A group of major private music school operators said Tuesday they intend to take legal action against Japan’s largest copyright collection group after it emerged it would from next January levy copyright fees on schools using its music.

The music school operators said they planned to file a lawsuit against the Japanese Society for Rights of Authors, Composers and Publishers (JASRAC) with the Tokyo District Court as early as July, a representative told The Japan Times.

In February, JASRAC informed several hundred private music school operators it will begin collecting copyright fees for the use of sheet music under its management.

It claims the use of music to teach piano or other instruments infringes on the “right of performance” under Article 22 of the Copyright Law, which stipulates the composer has the exclusive right to perform their work publicly.

JASRAC plans to revise its regulations, enabling the organization to collect 2.5 percent of all annual fees charged by the music schools.

But school operators argue that performances during classes should not require consent from a composer under the copyright law.

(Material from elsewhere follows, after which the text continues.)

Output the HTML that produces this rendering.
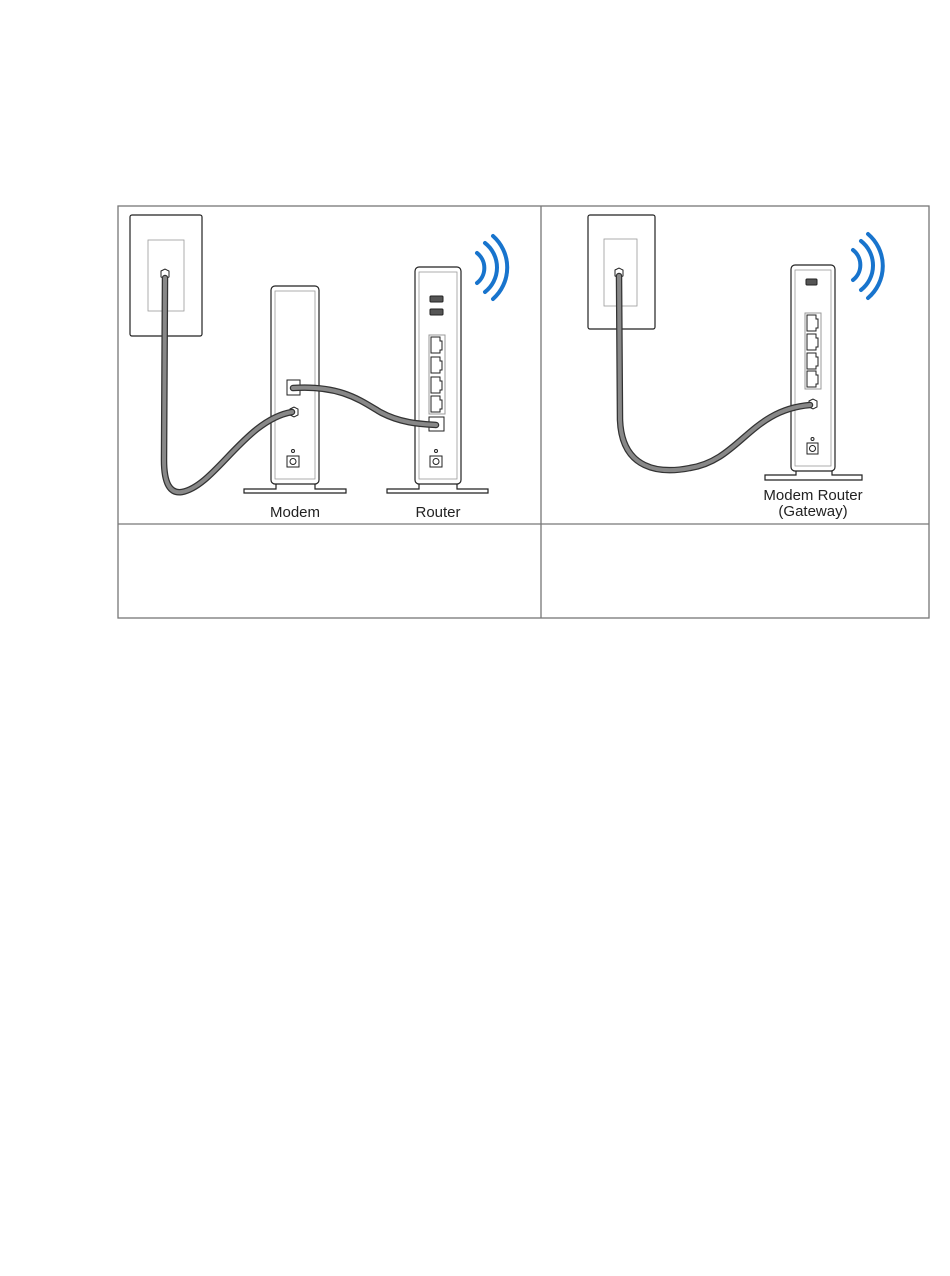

In response to JASRAC’s move, Yamaha Music Foundation, Kawai Musical Instruments Manufacturing Co. and five other musical school operators initially set up a group advocating for the right to educate using musical works without copyright consent.

The group, which now has 350 members, has collected over 10,000 signatures demanding a halt to JASRAC’s plan, which it plans to submit to the culture ministry in July.It remains unclear how many companies will join the lawsuit.

“We want the court to confirm that performances at (music) schools do not need JASRAC’s consent,” said a representative for the group.

The representative said that JASRAC’s move had sparked concern among students that the copyright fees would affect the schools. He acknowledged the revised policy could lead to an increase in tuition fees.

Yamaha Music Foundation has more than 3,300 schools across Japan teaching about 390,000 students, including 280,000 children.

“JASRAC only informed us it would collect the fees … but we can’t accept this,” the representative said. “Unlike other entertainment activities, the only purpose of performing music by teachers or students at such schools is to educate, not to make a work heard, which is why we stress the copyright does not apply.”

But JASRAC disagrees.

“Schools offering music lessons use a lot of (copyrighted) works,” a spokesman told The Japan Times.

He said the music schools had failed to interpret the section of the copyright law concerning the right of performance and the presentation of copyright works publicly.

“There is no definition of a (music) performance … But the definition under the law does not apply only to concerts,” the JASRAC spokesman said.

“In our understanding, the copyright law should be applied to all businesses playing music (under our management). Companies like Yamaha and JASRAC have the same goal of cultural development and we are disappointed that it is not understood the copyright law has been introduced to benefit the authors.”

The spokesman added the organization had enabled school operators to select the most convenient form of agreement with payment either per work, monthly or annually.